I'm an American. I fly my American flag with pride. But in many ways I consider myself a citizen of the world.
On St. Patrick's Day the flag of Ireland is also waved proudly as you might have noticed if you visited Small-leaved Shamrock and A light that shines again.
The Hungarian and Croatian flags have a special place in my heart, too, as you may have guessed from reading 100 Years in America.
There are other countries that are also dear to me. I have a collection of international flags and dolls from all over the world (as I mentioned in my profile). My family and I have traveled overseas, and my children and I have visited many more places by proxy through the multi-continental business trips of my husband and the stories and items he has brought home on his return.
One of the countries that is most beloved to me in addition to my own is Switzerland, my home for part of my early childhood. My family moved to Switzerland at a time in my life when I was first able to be impacted by the foreign culture and language around me. I was just the right age to begin to compare the two worlds as I experienced the new one. I remember the beautiful late nights of Swiss summers, lying on the floor after a winter fondue, the enticing smells of the Zopf at the Migros, trips around town on the tram (take a ride via video below), elephant rides at the local zoo, and more.
Some of my most memorable experiences were during my time spent attending Swiss Kindergarten. Besides conversations with my good friend, an English-speaking girl whose family was British, my communication in school was conducted primarily in Schweizerdeutsch. I was just the right age to be a little language sponge and I learned fast. Soon I was teaching my parents new vocabulary at home.
During our stay in Switzerland, we were joined by what would eventually be considered a true member of the family: our red Volvo. The car carried our little family throughout Europe on many weekend trips and (thanks to my Dad's skillful driving) survived many a drive up steep, curving mountain roads sans guardrails.
When our family moved back to the United States, the Volvo returned with us via the Queen Elizabeth 2. The car remained a part of the family for many years. For this little daydreaming girl with fond memories of other homes and places, it acted as a constant in a changing world: a vehicle making the daily rounds in our new neighborhood, but keeping close the memories of our time in a "previous life".
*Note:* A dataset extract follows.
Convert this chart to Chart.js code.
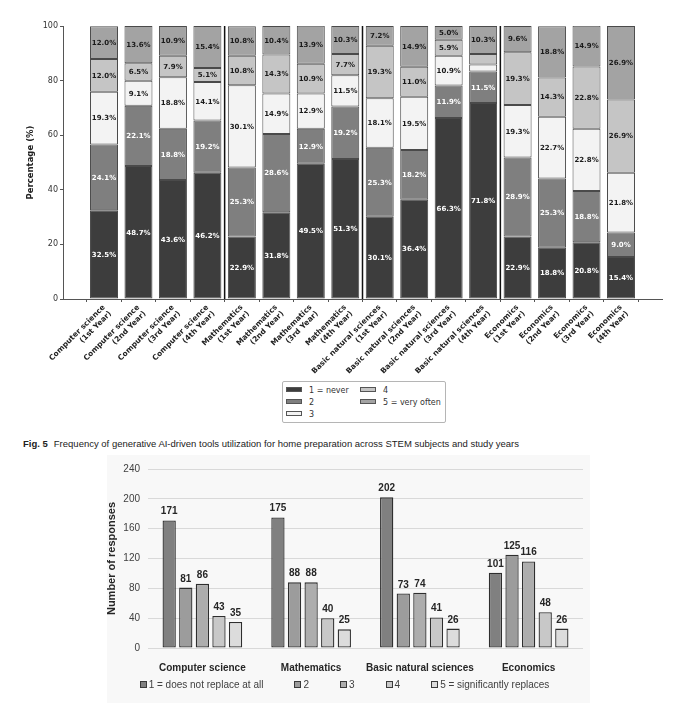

The Volvo remained healthy long enough to be the very car in which I learned to drive as a teenager. Like a beloved pet, however, its days unfortunately had to come to an inevitable end. But its place in my heart has yet to be equaled by another vehicle and the memories that it evokes of my childhood remain.
Now, as an adult, I am aware of how my childhood formation in two different countries has shaped me. My results to the What American accent do you have? quiz were no surprise. The product of homes in several different geographical locations, I apparently have "no accent".
A few years ago I was struck by something that I read in Adam Gopnik's Paris to the Moon, a book about he and his fellow New Yorker wife's move to France with their young son:
It is, perhaps, a truth of expatriate children that rather than grow up with two civilizations, they grow up with less than one, unable somehow to plug in the civilization at home with the big one around. They grow up, we have noticed with other kids, achingly polite, and watchful and skilled, "adult," and guarded.
Me in a nutshell.
It seems that my experience of being a non-native speaker in a world of Swiss kindergartners has stayed with me. I am usually cautious with my words and often wondering about how the person at the other end of the conversation may be receiving them.
Growing up I sometimes felt different than most of my childhood peers in American classrooms who had never traveled out of "their own world". On the other hand, it was clear to me that I was certainly far from being Swiss. I had received the gift of living in the midst of both cultures, and they were a part of me, yet I didn't feel that I fit perfectly into either one.
The experience of living in the midst of a new language and culture during such a formative time of my life is one of the reasons that I value the study of our world and its many fascinating geographical regions, cultures, languages and histories, including that of my own family history.
I have tried to give my children this same appreciation and I am thankful that they seem to value the world and its variations as much as I do.
One of my children has qualified for the third time this year to compete at the state level of the National Geographic Bee. I am proud of her accomplishments and happy to see all of my children sharing my love for other cultures and peoples of the world.
The Hungarian-Croatian branch of my family that I have written about here at 100 Years in America has been in the United States for more than a century.
Personally, I've spent most of my life here.
Yet I have always lived with the knowledge that there is a great big world out there, and though it may sometimes seem so, America is not necessarily the center of it.
To all my friends and readers throughout the world: "Hello!" and "Grüezi!" to you from my corner of the earth to yours.